If you put the information of those logs into one timeline, you'll clearly see chrony has synced the time well ahead oh the user trying to log in. Oh, in case it matters somehow: I logged in on a tty, even though gdm was started.

Comment 7 Sandro Mathys 2011-11-24 08:13:31 UTC
Created attachment 535807 [details]
secure log of what's described in comment #6

Comment 8 Sandro Mathys 2011-11-24 08:13:52 UTC
Created attachment 535808 [details]
syslog of what's described in comment #6

Comment 9 Sandro Mathys 2011-11-24 08:14:31 UTC
Created attachment 535809 [details]
systemctl status sssd.service output as described in comment #6

Comment 10 Stephen Gallagher 2011-11-28 12:30:01 UTC
Sorry for the long delay. It was a holiday in the US.

Sandro, could you set
debug_level = 9

in the [domain/<DOMAINNAME>] section of /etc/sssd/sssd.conf and then reboot to rerun the failing test?

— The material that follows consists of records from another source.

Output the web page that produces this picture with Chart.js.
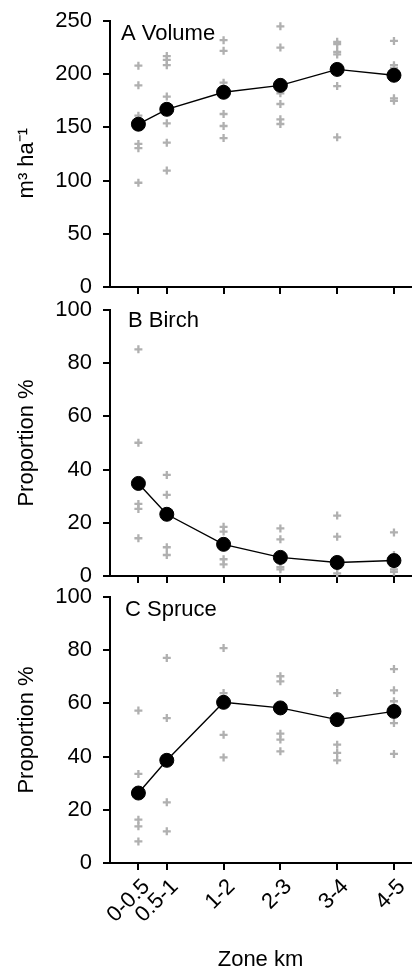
<!DOCTYPE html>
<html>
<head>
<meta charset="utf-8">
<script src="https://cdn.jsdelivr.net/npm/chart.js@4.4.1/dist/chart.umd.min.js"></script>
<style>
  html, body { margin: 0; padding: 0; background: #fff; overflow: hidden; }
  canvas { position: absolute; left: 0; }
</style>
</head>
<body>
<canvas id="cA" width="419" height="300" style="top:0px"></canvas>
<canvas id="cB" width="419" height="300" style="top:290px"></canvas>
<canvas id="cC" width="419" height="389" style="top:580px"></canvas>
<script>
// ---- data ----
const zones = ['0-0.5', '0.5-1', '1-2', '2-3', '3-4', '4-5'];
const zonePos = [0.5, 1, 2, 3, 4, 5];

const volumeMean = [153, 167, 183, 189.5, 204.5, 199];
const volumeObs = [
  [208, 189.5, 161, 134.5, 130.5, 98],
  [217, 213.5, 208.5, 179, 153.8, 135.6, 109.4],
  [232, 222, 192, 162.6, 151.3, 140],
  [245, 225, 182, 172, 157.6, 153.2],
  [230.4, 228.2, 221, 218.6, 188.8, 140.7],
  [231.3, 208.5, 206, 177.3, 175]
];

const birchMean = [34.8, 23.2, 11.9, 7.0, 5.1, 5.8];
const birchObs = [
  [85.2, 50.1, 27.1, 25.2, 14.2],
  [38, 30.5, 10.8, 7.9],
  [18.5, 16.7, 6.3, 4.4],
  [17.9, 13.8, 3.3, 2.5],
  [22.7, 14.8, 3.3, 1.0],
  [16.4, 7.9, 2.5, 1.6]
];

const spruceMean = [26.3, 38.6, 60.4, 58.3, 53.9, 57.0];
const spruceObs = [
  [57.3, 33.5, 16.3, 13.8, 8.1],
  [77.1, 54.5, 22.8, 11.9],
  [80.8, 63.9, 48.2, 39.7],
  [70.2, 68.3, 48.6, 46.4, 42.0],
  [63.9, 44.5, 41.4, 38.6],
  [72.9, 64.9, 60.8, 52.6, 41.0]
];

const volumeTicks = [0, 50, 100, 150, 200, 250];
const propTicks = [0, 20, 40, 60, 80, 100];

// ---- drawing ----
const FONT_FAMILY = '"Liberation Sans", Arial, Helvetica, sans-serif';
const FS = 22;
const GREY = '#b0b0b0';

const panelLabel = {
  id: 'panelLabel',
  afterDraw(chart, args, o) {
    const ctx = chart.ctx;
    ctx.save();
    ctx.font = FS + 'px ' + FONT_FAMILY;
    ctx.fillStyle = '#000';
    ctx.textBaseline = 'middle';
    ctx.textAlign = 'left';
    ctx.fillText(o.text, chart.chartArea.left + o.dx, chart.chartArea.top + o.dy);
    ctx.restore();
  }
};

function makePanel(id, cfg) {
  const meanPts = cfg.mean.map((v, i) => ({ x: zonePos[i], y: v }));
  const obsPts = [];
  cfg.obs.forEach((arr, i) => arr.forEach(v => obsPts.push({ x: zonePos[i], y: v })));
  const font = { family: FONT_FAMILY, size: FS };
  new Chart(document.getElementById(id), {
    type: 'scatter',
    data: {
      datasets: [
        {
          type: 'line',
          data: meanPts,
          borderColor: '#000',
          borderWidth: 1.4,
          pointRadius: 7,
          pointBorderWidth: 1,
          pointBackgroundColor: '#000',
          pointBorderColor: '#000',
          fill: false,
          tension: 0,
          clip: false
        },
        {
          data: obsPts,
          pointStyle: 'cross',
          pointRadius: 4,
          pointBorderWidth: 2.3,
          borderColor: GREY,
          backgroundColor: GREY,
          clip: false
        }
      ]
    },
    options: {
      responsive: false,
      animation: false,
      events: [],
      layout: { padding: { top: cfg.padTop, left: 0, right: 0, bottom: 0 } },
      plugins: {
        legend: { display: false },
        tooltip: { enabled: false },
        panelLabel: { text: cfg.label, dx: cfg.labelDx, dy: cfg.labelDy }
      },
      scales: {
        x: {
          type: 'linear',
          min: 0,
          max: 5.3,
          afterBuildTicks: s => { s.ticks = zonePos.map(v => ({ value: v })); },
          ticks: {
            display: cfg.showX,
            autoSkip: false,
            minRotation: 45,
            maxRotation: 45,
            padding: 4,
            labelOffset: 8,
            font: font,
            color: '#000',
            callback: (v, i) => zones[i]
          },
          grid: { drawOnChartArea: false, drawTicks: true, tickLength: 7, color: '#000', lineWidth: 2 },
          border: { display: true, color: '#000', width: 2 },
          title: { display: cfg.showX, text: 'Zone km', font: font, color: '#000', padding: { top: 0, bottom: -4 } },
          afterFit: s => { s.height = cfg.xHeight; s.paddingLeft = 0; s.paddingRight = 0; }
        },
        y: {
          min: cfg.ticks[0],
          max: cfg.ticks[cfg.ticks.length - 1],
          afterBuildTicks: s => { s.ticks = cfg.ticks.map(v => ({ value: v })); },
          ticks: { font: font, color: '#000', padding: 11 },
          grid: { drawOnChartArea: false, drawTicks: true, tickLength: 7, color: '#000', lineWidth: 2 },
          border: { display: true, color: '#000', width: 2 },
          title: { display: true, text: cfg.yTitle, font: font, color: '#000', padding: { top: 14, bottom: 0 } },
          afterFit: s => { s.width = 110; s.paddingTop = 0; s.paddingBottom = 0; }
        }
      }
    },
    plugins: [panelLabel]
  });
}

makePanel('cA', { mean: volumeMean, obs: volumeObs, ticks: volumeTicks, yTitle: 'm³ ha⁻¹   ',
  label: 'A Volume', labelDx: 11, labelDy: 13, padTop: 21, xHeight: 13, showX: false });
makePanel('cB', { mean: birchMean, obs: birchObs, ticks: propTicks, yTitle: 'Proportion %',
  label: 'B Birch', labelDx: 18, labelDy: 11, padTop: 20, xHeight: 14, showX: false });
makePanel('cC', { mean: spruceMean, obs: spruceObs, ticks: propTicks, yTitle: 'Proportion %',
  label: 'C Spruce', labelDx: 15, labelDy: 13, padTop: 17, xHeight: 106, showX: true });
</script>
</body>
</html>
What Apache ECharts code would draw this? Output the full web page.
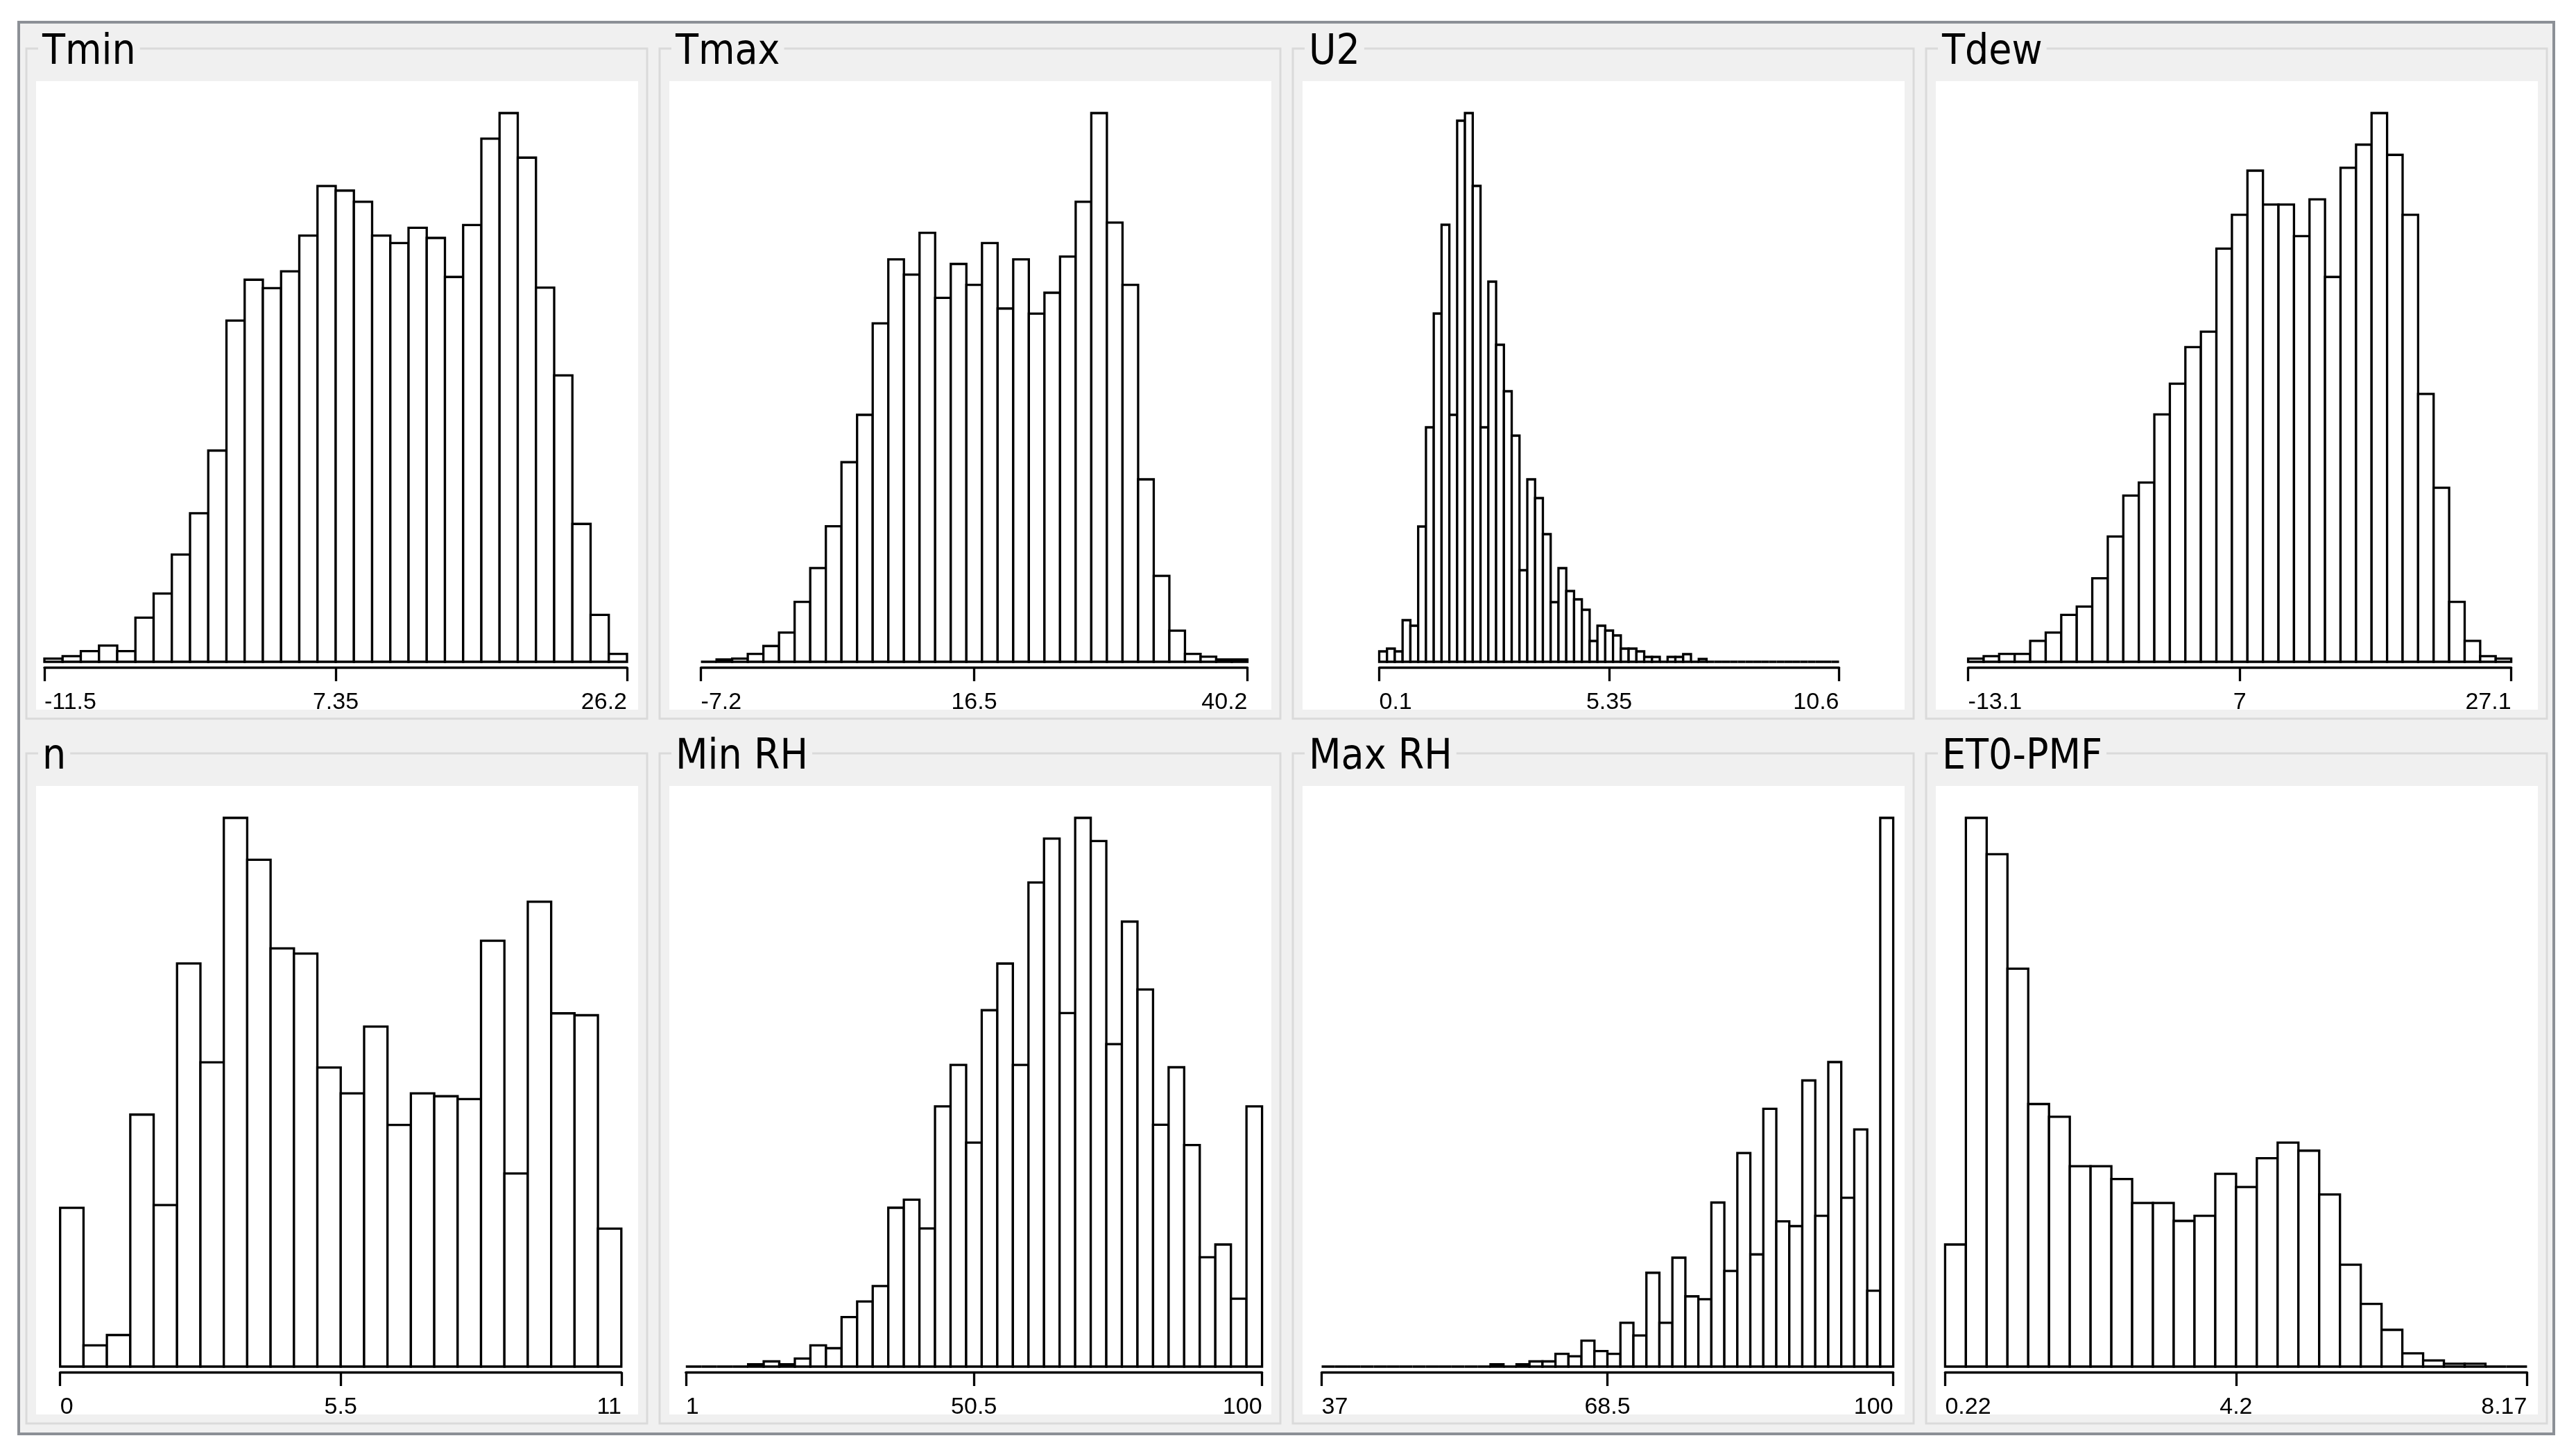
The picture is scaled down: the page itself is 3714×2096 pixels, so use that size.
<!DOCTYPE html>
<html><head><meta charset="utf-8">
<script src="https://cdn.jsdelivr.net/npm/echarts@6/dist/echarts.min.js"></script>
<style>html,body{margin:0;padding:0;background:#fff;}#c{width:3714px;height:2096px;}</style>
</head><body><div id="c"></div>
<script>
// ---- data (bar heights, relative counts) ----
const panelTitles = ['Tmin', 'Tmax', 'U2', 'Tdew', 'n', 'Min RH', 'Max RH', 'ET0-PMF'];
const axisMin = [-11.5, -7.2, 0.1, -13.1, 0, 1, 37, 0.22];
const axisMax = [26.2, 40.2, 10.6, 27.1, 11, 100, 100, 8.17];
const tickLabels = [
  ['-11.5', '7.35', '26.2'], ['-7.2', '16.5', '40.2'], ['0.1', '5.35', '10.6'], ['-13.1', '7', '27.1'],
  ['0', '5.5', '11'], ['1', '50.5', '100'], ['37', '68.5', '100'], ['0.22', '4.2', '8.17']
];
const tminCounts = [7,12,23,35,23,95,147,231,320,455,735,823,805,841,918,1025,1015,991,918,902,935,913,829,941,1127,1182,1086,806,617,297,101,17];
const tmaxCounts = [0,5,7,17,34,63,129,202,292,430,532,729,867,834,924,784,857,812,902,761,867,750,795,873,991,1182,946,812,393,185,67,17,11,5,5];
const u2Counts = [15,19,15,60,52,195,338,502,630,356,780,791,686,338,548,457,390,326,132,263,236,184,86,135,102,90,75,30,52,45,38,19,19,15,7,7,0,7,7,11,0,4,0,0,0,0,0,0,0,0,0,0,0,0,0,0,0,0,0];
const tdewCounts = [7,12,17,17,45,63,101,119,180,270,358,386,533,599,678,711,890,963,1058,985,985,917,996,829,1064,1114,1182,1092,963,577,375,129,45,12,7];
const nCounts = [337,45,67,535,343,856,646,1165,1076,888,877,635,580,722,513,580,574,568,904,410,987,750,746,293];
const minRhCounts = [0,0,0,0,5,11,5,17,45,39,105,138,171,337,354,293,552,640,475,756,855,640,1027,1120,750,1164,1115,684,944,800,513,635,470,232,259,144,552];
const maxRhCounts = [0,0,0,0,0,0,0,0,0,0,0,0,0,5,0,5,11,11,27,22,55,33,27,93,66,199,93,231,149,143,348,203,453,238,547,308,298,607,320,646,358,503,161,1164];
const et0Counts = [259,1164,1087,844,557,530,425,425,398,347,347,309,320,409,381,442,475,458,365,216,133,78,28,13,6,6,0,0];
const allCounts = [tminCounts, tmaxCounts, u2Counts, tdewCounts, nCounts, minRhCounts, maxRhCounts, et0Counts];

// ---- layout (pixels) ----
const axisLeftPx  = [64, 1010.6, 1988.5, 2837.6, 86.7, 988.8, 1905.5, 2804.4];
const axisRightPx = [904, 1798.5, 2651.5, 3620.6, 895.8, 1819.6, 2729.6, 3643.4];
const colPitch = 913, rowPitch = 1016, gbX0 = 38, gbY0 = 70, gbW = 895, gbH = 966;

const chart = echarts.init(document.getElementById('c'));
const grids = [], xAxes = [], yAxes = [], series = [], graphics = [];

graphics.push({type: 'rect', z: -20, shape: {x: 27, y: 32, width: 3655, height: 2035},
  style: {fill: '#f0f0f0', stroke: '#8c9096', lineWidth: 4}});

for (let p = 0; p < 8; p++) {
  const col = p % 4, row = Math.floor(p / 4);
  const gx = gbX0 + colPitch * col, gy = gbY0 + rowPitch * row;
  graphics.push({type: 'rect', z: -19, shape: {x: gx, y: gy, width: gbW, height: gbH},
    style: {fill: null, stroke: '#dadada', lineWidth: 3}});
  graphics.push({type: 'rect', z: -18, shape: {x: gx + 14, y: gy + 47, width: 868, height: 906},
    style: {fill: '#ffffff', stroke: null}});
  graphics.push({type: 'text', z: -17, x: gx + 17, y: gy + 6,
    style: {text: panelTitles[p], font: '60px "DejaVu Sans Condensed", "DejaVu Sans", sans-serif',
      fill: '#000', verticalAlign: 'middle', align: 'left', backgroundColor: '#f0f0f0', padding: [0, 6, 0, 6]}});

  const mn = axisMin[p], mx = axisMax[p];
  const counts = allCounts[p];
  const w = (mx - mn) / counts.length;
  const data = counts.map((c, i) => [mn + i * w, mn + (i + 1) * w, c]);
  const ticks = [mn, (mn + mx) / 2, mx];
  const labels = tickLabels[p];

  grids.push({left: axisLeftPx[p], width: axisRightPx[p] - axisLeftPx[p], top: gy + 93, height: 791, containLabel: false});
  xAxes.push({
    type: 'value', gridIndex: p, min: mn, max: mx, interval: (mx - mn) / 2, position: 'bottom', offset: 8,
    axisLine: {show: true, onZero: false, lineStyle: {color: '#000', width: 3.3}},
    axisTick: {show: true, customValues: ticks, length: 20, inside: false, lineStyle: {color: '#000', width: 3.3}},
    axisLabel: {show: true, customValues: ticks, margin: 34, fontSize: 34, color: '#000',
      fontFamily: '"Liberation Sans", Arial, sans-serif', alignMinLabel: 'left', alignMaxLabel: 'right',
      formatter: function (v) {
        let best = 0, bd = Infinity;
        ticks.forEach((t, i) => { const d = Math.abs(t - v); if (d < bd) { bd = d; best = i; } });
        return labels[best];
      }},
    splitLine: {show: false}
  });
  yAxes.push({type: 'value', gridIndex: p, min: 0, max: Math.max.apply(null, counts), show: false});
  series.push({
    type: 'custom', xAxisIndex: p, yAxisIndex: p, data: data, silent: true, z: 2,
    encode: {x: [0, 1], y: 2},
    renderItem: function (params, api) {
      const a = api.coord([api.value(0), api.value(2)]);
      const b = api.coord([api.value(1), 0]);
      return {type: 'rect', shape: {x: a[0], y: a[1], width: b[0] - a[0], height: b[1] - a[1]},
        style: {fill: '#ffffff', stroke: '#000000', lineWidth: 3.3}};
    }
  });
}

chart.setOption({
  animation: false,
  backgroundColor: '#ffffff',
  grid: grids, xAxis: xAxes, yAxis: yAxes, series: series,
  graphic: {elements: graphics}
});
</script></body></html>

Then please attach /var/log/sssd/sssd_<DOMAINNAME>.log and /var/log/ldap_child.log to this ticket (sanitized if needed).

Also, could you please try one more thing with your test? Please try waiting five minutes after the first failure before attempting a second login. I have a hunch that what may be happening is this:

SSSD comes up before NTP starts.
Something asks SSSD for a lookup before NTP has started.
SSSD tries to connect to LDAP and is denied the GSSAPI bind, so SSSD goes into "offline mode" to answer requests from the cache for two minutes.
The system finishes booting and you try to log in before those two minutes are complete. Since you don't have cached credentials, SSSD has to return failure (since from its perspective, there's no way to validate you until we return to online mode).

I should point out that in this configuration, the cached credentials would still be valuable, as you are technically "online" in a network sense, but "offline" from SSSD's perspective.

Anyway, I want to rule out whether this is a timing issue or somehow we're entering an offline state from which we will never return (which is a serious issue).

Thanks for your help sorting this out.